* _MATERIAL PROVIDED_
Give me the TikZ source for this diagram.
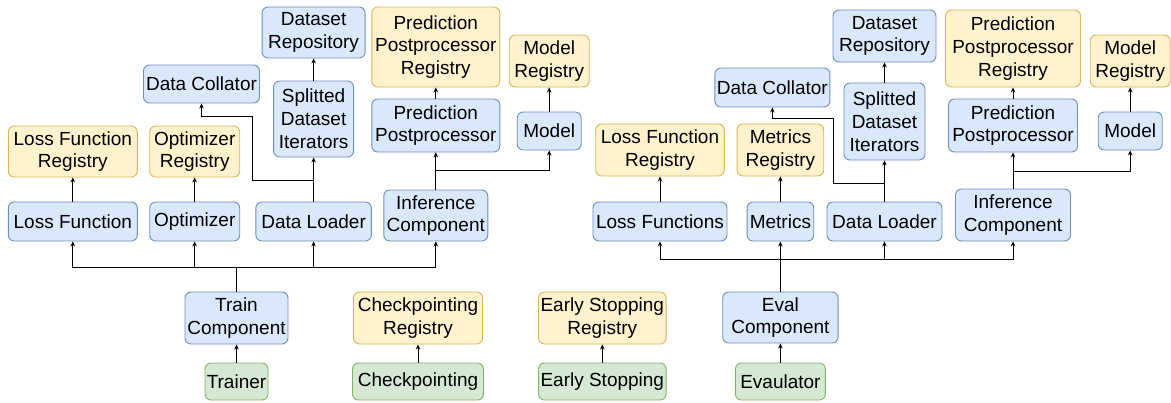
\documentclass[tikz,border=0pt]{standalone}
\usepackage{fontspec}
\setmainfont{Liberation Sans}
\usetikzlibrary{arrows.meta}
\definecolor{bfill}{HTML}{DAE8FC}
\definecolor{bline}{HTML}{6C8EBF}
\definecolor{yfill}{HTML}{FFF2CC}
\definecolor{yline}{HTML}{D6B656}
\definecolor{gfill}{HTML}{D5E8D4}
\definecolor{gline}{HTML}{82B366}
\begin{document}
\begin{tikzpicture}[x=1pt,y=-1pt,
  box/.style={draw, rounded corners=6pt, line width=0.9pt, align=center, inner sep=0pt,
    font=\fontsize{19}{22.8}\selectfont},
  bbox/.style={box, fill=bfill, draw=bline},
  ybox/.style={box, fill=yfill, draw=yline},
  gbox/.style={box, fill=gfill, draw=gline},
  arr/.style={-{Stealth[length=5pt,width=4.5pt]}, line width=1pt, black}]
\useasboundingbox (0,0) rectangle (1171,402);

% ---------- left half ----------
\node[bbox, minimum width=103pt, minimum height=51pt] (dsrL) at (313.6,32.5) {Dataset\\Repository};
\node[ybox, minimum width=128pt, minimum height=80pt] (pprL) at (435.8,47) {Prediction\\Postprocessor\\Registry};
\node[ybox, minimum width=80pt, minimum height=52pt] (mrL) at (549.2,61) {Model\\Registry};
\node[bbox, minimum width=116pt, minimum height=38pt] (dcL) at (201.5,84) {Data Collator};
\node[bbox, minimum width=80pt, minimum height=76pt] (sdiL) at (313.6,119) {Splitted\\Dataset\\Iterators};
\node[bbox, minimum width=128pt, minimum height=53pt] (ppL) at (435.8,125.5) {Prediction\\Postprocessor};
\node[bbox, minimum width=64pt, minimum height=38pt] (modL) at (549.2,131) {Model};
\node[ybox, minimum width=129pt, minimum height=51pt] (lfrL) at (72.8,151.5) {Loss Function\\Registry};
\node[ybox, minimum width=90pt, minimum height=51pt] (optr) at (194.7,151.5) {Optimizer\\Registry};
\node[bbox, minimum width=129pt, minimum height=39pt] (lfL) at (72.8,221.5) {Loss Function};
\node[bbox, minimum width=90pt, minimum height=39pt] (opt) at (194.7,221.5) {Optimizer};
\node[bbox, minimum width=115.5pt, minimum height=39pt] (dlL) at (313.6,221.5) {Data Loader};
\node[bbox, minimum width=104pt, minimum height=51pt] (infL) at (435.8,215.5) {Inference\\Component};
\node[bbox, minimum width=103pt, minimum height=52pt] (train) at (236.5,318) {Train\\Component};
\node[gbox, minimum width=63pt, minimum height=37pt] (trainer) at (236.5,381.5) {Trainer};
\node[ybox, minimum width=129pt, minimum height=52pt] (ckr) at (418,318) {Checkpointing\\Registry};
\node[gbox, minimum width=131pt, minimum height=37pt] (ck) at (418,381.5) {Checkpointing};

% ---------- right half ----------
\node[ybox, minimum width=127.6pt, minimum height=52pt] (esr) at (602.3,318) {Early Stopping\\Registry};
\node[gbox, minimum width=127.6pt, minimum height=37pt] (es) at (602.3,381.5) {Early Stopping};
\node[bbox, minimum width=115.4pt, minimum height=51pt] (eval) at (780.4,317.5) {Eval\\Component};
\node[gbox, minimum width=90pt, minimum height=37pt] (evaluator) at (780.4,381.5) {Evaulator};

\node[bbox, minimum width=103pt, minimum height=52pt] (dsrR) at (884.5,36) {Dataset\\Repository};
\node[ybox, minimum width=135pt, minimum height=77pt] (pprR) at (1013,48.5) {Prediction\\Postprocessor\\Registry};
\node[ybox, minimum width=80pt, minimum height=52pt] (mrR) at (1130.2,61) {Model\\Registry};
\node[bbox, minimum width=115pt, minimum height=39pt] (dcR) at (772.4,87.5) {Data Collator};
\node[bbox, minimum width=81pt, minimum height=77pt] (sdiR) at (884.5,121.5) {Splitted\\Dataset\\Iterators};
\node[bbox, minimum width=129pt, minimum height=53pt] (ppR) at (1013,125.5) {Prediction\\Postprocessor};
\node[bbox, minimum width=64pt, minimum height=38pt] (modR) at (1130.2,131) {Model};
\node[ybox, minimum width=128.6pt, minimum height=52pt] (lfrR) at (660,150) {Loss Function\\Registry};
\node[ybox, minimum width=86.7pt, minimum height=52pt] (metr) at (780.4,150) {Metrics\\Registry};
\node[bbox, minimum width=134pt, minimum height=39pt] (lfs) at (660,221.5) {Loss Functions};
\node[bbox, minimum width=66.7pt, minimum height=39pt] (met) at (780.4,221.5) {Metrics};
\node[bbox, minimum width=115pt, minimum height=39pt] (dlR) at (884.5,221.5) {Data Loader};
\node[bbox, minimum width=115pt, minimum height=52pt] (infR) at (1013,215) {Inference\\Component};

% ---------- connectors left ----------
\draw[arr] (lfL.north) -- (lfrL.south);
\draw[arr] (opt.north) -- (optr.south);
\draw[arr] (dlL.north) -- (sdiL.south);
\draw[arr] (sdiL.north) -- (dsrL.south);
\coordinate (dcL1) at (252.9,180);
\coordinate (dcL2) at (252.9,116);
\draw[arr] (dlL.north) |- (dcL1) -- (dcL2) -| (dcL.south);
\coordinate (infL1) at (435.8,170);
\draw[arr] (infL.north) -- (ppL.south);
\draw[arr] (infL.north) -- (infL1) -| (modL.south);
\draw[arr] (ppL.north) -- (pprL.south);
\draw[arr] (modL.north) -- (mrL.south);
\coordinate (busL) at (236.5,267);
\draw[arr] (train.north) -- (busL) -| (lfL.south);
\draw[arr] (train.north) -- (busL) -| (opt.south);
\draw[arr] (train.north) -- (busL) -| (dlL.south);
\draw[arr] (train.north) -- (busL) -| (infL.south);
\draw[arr] (trainer.north) -- (train.south);
\draw[arr] (ck.north) -- (ckr.south);

% ---------- connectors right ----------
\draw[arr] (es.north) -- (esr.south);
\draw[arr] (evaluator.north) -- (eval.south);
\draw[arr] (lfs.north) -- (lfrR.south);
\draw[arr] (met.north) -- (metr.south);
\draw[arr] (dlR.north) -- (sdiR.south);
\draw[arr] (sdiR.north) -- (dsrR.south);
\coordinate (dcR1) at (833.3,183);
\coordinate (dcR2) at (833.3,118);
\draw[arr] (dlR.north) |- (dcR1) -- (dcR2) -| (dcR.south);
\coordinate (infR1) at (1013,171);
\draw[arr] (infR.north) -- (ppR.south);
\draw[arr] (infR.north) -- (infR1) -| (modR.south);
\draw[arr] (ppR.north) -- (pprR.south);
\draw[arr] (modR.north) -- (mrR.south);
\coordinate (busR) at (780.4,259);
\draw[arr] (eval.north) -- (busR) -| (lfs.south);
\draw[arr] (eval.north) -- (met.south);
\draw[arr] (eval.north) -- (busR) -| (dlR.south);
\draw[arr] (eval.north) -- (busR) -| (infR.south);
\end{tikzpicture}
\end{document}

* _SET TASK_
All of the lines above should be retyped precisely, apart from the pictures.

* _ANSWER TO THIS EXERCISE_
Give me the TikZ source for this diagram.
\documentclass[tikz,border=0pt]{standalone}
\usepackage{fontspec}
\setmainfont{Liberation Sans}
\usetikzlibrary{arrows.meta}
\definecolor{bfill}{HTML}{DAE8FC}
\definecolor{bline}{HTML}{6C8EBF}
\definecolor{yfill}{HTML}{FFF2CC}
\definecolor{yline}{HTML}{D6B656}
\definecolor{gfill}{HTML}{D5E8D4}
\definecolor{gline}{HTML}{82B366}
\begin{document}
\begin{tikzpicture}[x=1pt,y=-1pt,
  box/.style={draw, rounded corners=6pt, line width=0.9pt, align=center, inner sep=0pt,
    font=\fontsize{19}{22.8}\selectfont},
  bbox/.style={box, fill=bfill, draw=bline},
  ybox/.style={box, fill=yfill, draw=yline},
  gbox/.style={box, fill=gfill, draw=gline},
  arr/.style={-{Stealth[length=5pt,width=4.5pt]}, line width=1pt, black}]
\useasboundingbox (0,0) rectangle (1171,402);

% ---------- left half ----------
\node[bbox, minimum width=103pt, minimum height=51pt] (dsrL) at (313.6,32.5) {Dataset\\Repository};
\node[ybox, minimum width=128pt, minimum height=80pt] (pprL) at (435.8,47) {Prediction\\Postprocessor\\Registry};
\node[ybox, minimum width=80pt, minimum height=52pt] (mrL) at (549.2,61) {Model\\Registry};
\node[bbox, minimum width=116pt, minimum height=38pt] (dcL) at (201.5,84) {Data Collator};
\node[bbox, minimum width=80pt, minimum height=76pt] (sdiL) at (313.6,119) {Splitted\\Dataset\\Iterators};
\node[bbox, minimum width=128pt, minimum height=53pt] (ppL) at (435.8,125.5) {Prediction\\Postprocessor};
\node[bbox, minimum width=64pt, minimum height=38pt] (modL) at (549.2,131) {Model};
\node[ybox, minimum width=129pt, minimum height=51pt] (lfrL) at (72.8,151.5) {Loss Function\\Registry};
\node[ybox, minimum width=90pt, minimum height=51pt] (optr) at (194.7,151.5) {Optimizer\\Registry};
\node[bbox, minimum width=129pt, minimum height=39pt] (lfL) at (72.8,221.5) {Loss Function};
\node[bbox, minimum width=90pt, minimum height=39pt] (opt) at (194.7,221.5) {Optimizer};
\node[bbox, minimum width=115.5pt, minimum height=39pt] (dlL) at (313.6,221.5) {Data Loader};
\node[bbox, minimum width=104pt, minimum height=51pt] (infL) at (435.8,215.5) {Inference\\Component};
\node[bbox, minimum width=103pt, minimum height=52pt] (train) at (236.5,318) {Train\\Component};
\node[gbox, minimum width=63pt, minimum height=37pt] (trainer) at (236.5,381.5) {Trainer};
\node[ybox, minimum width=129pt, minimum height=52pt] (ckr) at (418,318) {Checkpointing\\Registry};
\node[gbox, minimum width=131pt, minimum height=37pt] (ck) at (418,381.5) {Checkpointing};

% ---------- right half ----------
\node[ybox, minimum width=127.6pt, minimum height=52pt] (esr) at (602.3,318) {Early Stopping\\Registry};
\node[gbox, minimum width=127.6pt, minimum height=37pt] (es) at (602.3,381.5) {Early Stopping};
\node[bbox, minimum width=115.4pt, minimum height=51pt] (eval) at (780.4,317.5) {Eval\\Component};
\node[gbox, minimum width=90pt, minimum height=37pt] (evaluator) at (780.4,381.5) {Evaulator};

\node[bbox, minimum width=103pt, minimum height=52pt] (dsrR) at (884.5,36) {Dataset\\Repository};
\node[ybox, minimum width=135pt, minimum height=77pt] (pprR) at (1013,48.5) {Prediction\\Postprocessor\\Registry};
\node[ybox, minimum width=80pt, minimum height=52pt] (mrR) at (1130.2,61) {Model\\Registry};
\node[bbox, minimum width=115pt, minimum height=39pt] (dcR) at (772.4,87.5) {Data Collator};
\node[bbox, minimum width=81pt, minimum height=77pt] (sdiR) at (884.5,121.5) {Splitted\\Dataset\\Iterators};
\node[bbox, minimum width=129pt, minimum height=53pt] (ppR) at (1013,125.5) {Prediction\\Postprocessor};
\node[bbox, minimum width=64pt, minimum height=38pt] (modR) at (1130.2,131) {Model};
\node[ybox, minimum width=128.6pt, minimum height=52pt] (lfrR) at (660,150) {Loss Function\\Registry};
\node[ybox, minimum width=86.7pt, minimum height=52pt] (metr) at (780.4,150) {Metrics\\Registry};
\node[bbox, minimum width=134pt, minimum height=39pt] (lfs) at (660,221.5) {Loss Functions};
\node[bbox, minimum width=66.7pt, minimum height=39pt] (met) at (780.4,221.5) {Metrics};
\node[bbox, minimum width=115pt, minimum height=39pt] (dlR) at (884.5,221.5) {Data Loader};
\node[bbox, minimum width=115pt, minimum height=52pt] (infR) at (1013,215) {Inference\\Component};

% ---------- connectors left ----------
\draw[arr] (lfL.north) -- (lfrL.south);
\draw[arr] (opt.north) -- (optr.south);
\draw[arr] (dlL.north) -- (sdiL.south);
\draw[arr] (sdiL.north) -- (dsrL.south);
\coordinate (dcL1) at (252.9,180);
\coordinate (dcL2) at (252.9,116);
\draw[arr] (dlL.north) |- (dcL1) -- (dcL2) -| (dcL.south);
\coordinate (infL1) at (435.8,170);
\draw[arr] (infL.north) -- (ppL.south);
\draw[arr] (infL.north) -- (infL1) -| (modL.south);
\draw[arr] (ppL.north) -- (pprL.south);
\draw[arr] (modL.north) -- (mrL.south);
\coordinate (busL) at (236.5,267);
\draw[arr] (train.north) -- (busL) -| (lfL.south);
\draw[arr] (train.north) -- (busL) -| (opt.south);
\draw[arr] (train.north) -- (busL) -| (dlL.south);
\draw[arr] (train.north) -- (busL) -| (infL.south);
\draw[arr] (trainer.north) -- (train.south);
\draw[arr] (ck.north) -- (ckr.south);

% ---------- connectors right ----------
\draw[arr] (es.north) -- (esr.south);
\draw[arr] (evaluator.north) -- (eval.south);
\draw[arr] (lfs.north) -- (lfrR.south);
\draw[arr] (met.north) -- (metr.south);
\draw[arr] (dlR.north) -- (sdiR.south);
\draw[arr] (sdiR.north) -- (dsrR.south);
\coordinate (dcR1) at (833.3,183);
\coordinate (dcR2) at (833.3,118);
\draw[arr] (dlR.north) |- (dcR1) -- (dcR2) -| (dcR.south);
\coordinate (infR1) at (1013,171);
\draw[arr] (infR.north) -- (ppR.south);
\draw[arr] (infR.north) -- (infR1) -| (modR.south);
\draw[arr] (ppR.north) -- (pprR.south);
\draw[arr] (modR.north) -- (mrR.south);
\coordinate (busR) at (780.4,259);
\draw[arr] (eval.north) -- (busR) -| (lfs.south);
\draw[arr] (eval.north) -- (met.south);
\draw[arr] (eval.north) -- (busR) -| (dlR.south);
\draw[arr] (eval.north) -- (busR) -| (infR.south);
\end{tikzpicture}
\end{document}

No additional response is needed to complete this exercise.